NIMs to be under pressure in near term; aspires to reach 3.5% by FY28E
FB’s NIMs are likely to remain under pressure for the near term due to rising funding costs, muted CASA growth, and yield compression from the transmission of repo rate cuts. Its high repo-linked book (51%) and faster T+1 repricing model (vs. peers) add to the pressure. However, FB is repositioning for medium-term margin expansion, targeting NIM of 3.5% by FY28. It is focusing on high-yield segments, such as used CVs, affordable housing, LAP, tractor financing, SME & mid-corporate lending and credit cards, while reducing exposure to low-margin mortgages, corporates & NBFCs. The bank has exited select non-remunerative corporate loans, replacing them with better-yielding assets. With aligned repricing, a shift in asset mix, and improving liabilities mix, FB aims to structurally enhance margins and improve its margin profile. We estimate margin to improve to 3.45% by FY28E.
Expect gradual reduction in cost ratios; fee intensity to improve further
The bank is strategically investing in long-term franchise growth while focusing on cost efficiency and fee income expansion. In FY25, opex rose due to branch additions, marketing spends, and tech-led initiatives, pushing the 4QFY25 C/I ratio to ~56.7% vs. a full-year average of ~54%. Investments in platforms like Neo (sales and marketing) and Project Udaan (branch productivity) are expected to drive future growth but will keep costs high in the near term, with the C/I ratio likely to stay in the 53-55% range. However, scale benefits, process centralization, and operating leverage are expected to aid gradual improvement in C/I ratio, with most of the benefits to be visible from FY28E when C/I ratio is estimated to improve to 48.8%. Simultaneously, FB is scaling up its fee income on the back of strong traction in cards, wealth, and fintech cross-sell. It is aiming to improve the fee-to-assets ratio, thus enhancing RoA while balancing growth and operating efficiency.

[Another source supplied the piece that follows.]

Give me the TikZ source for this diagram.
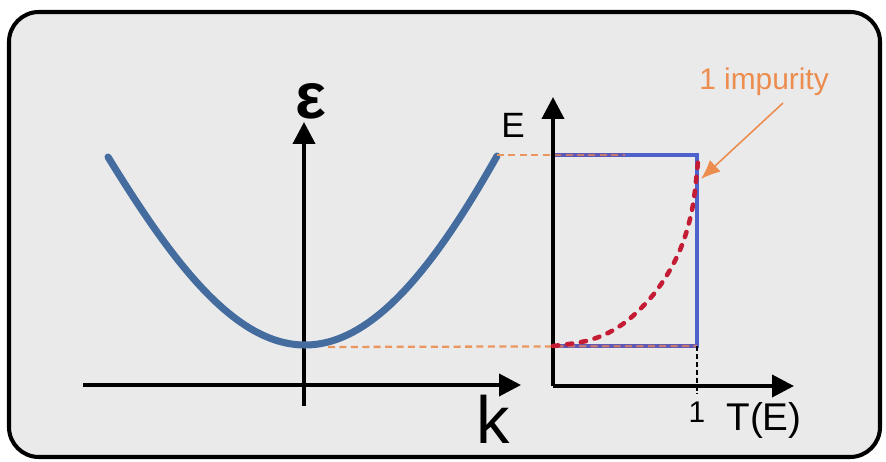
\documentclass[tikz,border=0pt]{standalone}
\usepackage{fontspec}
\setmainfont{Liberation Sans}
\usepackage{tikz}
\usetikzlibrary{arrows.meta,calc,positioning}
\definecolor{PanelGray}{RGB}{234,234,234}
\definecolor{BandBlue}{RGB}{68,108,158}
\definecolor{StepBlue}{RGB}{78,98,205}
\definecolor{GuideOrange}{RGB}{236,150,95}
\definecolor{DotRed}{RGB}{196,28,52}
\definecolor{NoteOrange}{RGB}{236,140,78}
\newcommand{\axisline}[2]{%
  \draw[line width=2.2pt,-{Triangle[length=12.5pt,width=12.5pt]}] (#1)--(#2);}
\newcommand{\fsz}[1]{\fontsize{#1}{#1}\selectfont}

\begin{document}
\begin{tikzpicture}[x=0.02cm,y=-0.02cm]
  \useasboundingbox (0,0) rectangle (886,462);
  \fill[white] (0,0) rectangle (886,462);
  \draw[line width=2.3pt,fill=PanelGray,rounded corners=17pt] (9,12) rectangle (880,457);
  % left panel: band
  \coordinate (kstart) at (83,385);
  \coordinate (kend) at (521,385);
  \coordinate (estart) at (304,406);
  \coordinate (eend) at (304,122);
  \coordinate (bandtop) at (497,155);
  \coordinate (bandmin) at (328,347);
  \axisline{kstart}{kend}
  \axisline{estart}{eend}
  \draw[BandBlue,line width=4pt,line cap=round]
    plot[domain=108:305,samples=60] (\x,{345-188*(1.15*((305-\x)/197)^2-0.15*((305-\x)/197)^4)})
    -- plot[domain=305:497,samples=60] (\x,{345-189*(1.1*((\x-305)/192)^2-0.1*((\x-305)/192)^4)});
  \node[inner sep=0] (eps) at (311,101) {\fsz{37}\bfseries ε};
  \node[inner sep=0] (klab) at (493,419) {\fsz{38}k};
  % right panel: transmission
  \coordinate (torig) at (553,386);
  \coordinate (tend) at (794,386);
  \coordinate (Etop) at (553,97);
  \coordinate (stepTL) at (553,155);
  \coordinate (stepTR) at (697,155);
  \coordinate (stepBR) at (697,346);
  \coordinate (stepBL) at (553,346);
  \coordinate (tick) at (697,394);
  \draw[StepBlue,line width=2.6pt] (stepTL)--(stepTR)--(stepBR)--(stepBL);
  \draw[GuideOrange,line width=1.3pt,dash pattern=on 4pt off 2.5pt] (bandtop)--(625,155);
  \draw[GuideOrange,line width=1.3pt,dash pattern=on 4pt off 2.5pt] (bandmin)--(stepBR);
  \draw[StepBlue!60!DotRed,opacity=0.35,line width=2.6pt] (stepTL)--(625,155);
  \draw[StepBlue!60!DotRed,opacity=0.35,line width=2.6pt] (stepBL)--(stepBR);
  \draw[line width=0.6pt,dash pattern=on 3pt off 1.5pt] (stepBR)--(tick);
  \axisline{torig}{tend}
  \axisline{torig}{Etop}
  \draw[DotRed,line width=2.6pt,line cap=round,dash pattern=on 3pt off 5pt] plot[smooth,tension=0.6] coordinates
    {(553,346) (590,340) (620,326) (647,302) (667,275) (682,245) (692,210) (697,172) (698,156)};
  \node[inner sep=0] (Elab) at (513,125) {\fsz{20}E};
  \node[inner sep=0] (onelab) at (697,412) {\fsz{17}1};
  \node[inner sep=0] (Tlab) at (764,420) {\fsz{22}T(E)};
  % annotation
  \node[inner sep=0,text=NoteOrange] (note) at (764,82) {\fsz{17}1 impurity};
  \coordinate (hit) at (701,179);
  \draw[NoteOrange,line width=0.9pt,-{Latex[length=11pt,width=9pt]}] (783,103)--(hit);
\end{tikzpicture}
\end{document}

RoA recovery to begin in FY27E; estimate sharp uptick to 1.5% by exit FY28E
FB, as a franchisee, has operated with a conservative risk profile and that partly is the reason why the bank has operated in a lower return ratio profile. Over the past five years, the bank’s RoA has been in the range of 0.9-1.2%, which is lower than that of its industry peers. FB has set an aspiration to grow and realign its product portfolio toward mid- and high-yielding assets while being conscious of its asset quality metrics, which should help to keep the credit cost contained. As operating leverage kicks in and the C/I ratio sees a calibrated decline, fee income will remain strong amid cross-selling and better growth in high-yielding assets. These measures collectively set the stage for a gradual RoA improvement for FB, pointing to a credible pathway toward ~1.4% RoA by FY28E (exit RoA of 1.5%).
Asset quality stable; factoring in slight rise in credit cost as mix of highyielding assets increase
FB has consistently maintained strong asset quality, with GNPA/NNPA improving to 1.84%/0.44% in FY25, driven by controlled slippages, strong recoveries, and prudent provisioning. Robust underwriting, especially in mid-corporate and SME segments, underpins this performance. Even in higher-yielding areas like microfinance and credit cards, the bank has remained cautious and has made accelerated provisions, prioritizing quality over growth. The restructured book has declined to 0.6%, and PCR has improved to >75%, strengthening the balance sheet. With a disciplined credit culture, selective unsecured exposure and proactive risk framework, FB is well positioned to manage asset quality across cycles. We estimate credit cost to stay contained or increase slightly to ~50bp by FY28E as the bank consciously increases the mix of high-yielding loans. We thus estimate GNPA/NNPA to improve further to 1.7%/0.4% by FY28E.
Valuation and view
* FB recorded slower growth in FY25 due to its ongoing portfolio rejig and conscious shift toward higher-yielding products. Its strategic focus—driven by asset mix improvement, liability optimization, and digital initiatives—positions it well to improve upon its profitability profile.
* Under new CEO Mr. Manian, the bank is addressing key gaps and is on track to deliver stable growth with improved margins and stronger return ratios.
* Though the stock trades at a discount to peers, improving fundamentals and a better RoA/RoE profile should support valuation re-rating over time, particularly as the steps that management is taking begin to yield results.
* We estimate RoA to expand to 1.4% and RoE to 15.6% by FY28E, with potential upside from rising margins and continued asset mix shift. As operating leverage improves, the C/I ratio is likely to decline to ~48.8% by FY28. FB remains one of our preferred BUY-rated ideas among mid-size private banks with a TP of INR250 (1.5x FY27E ABV).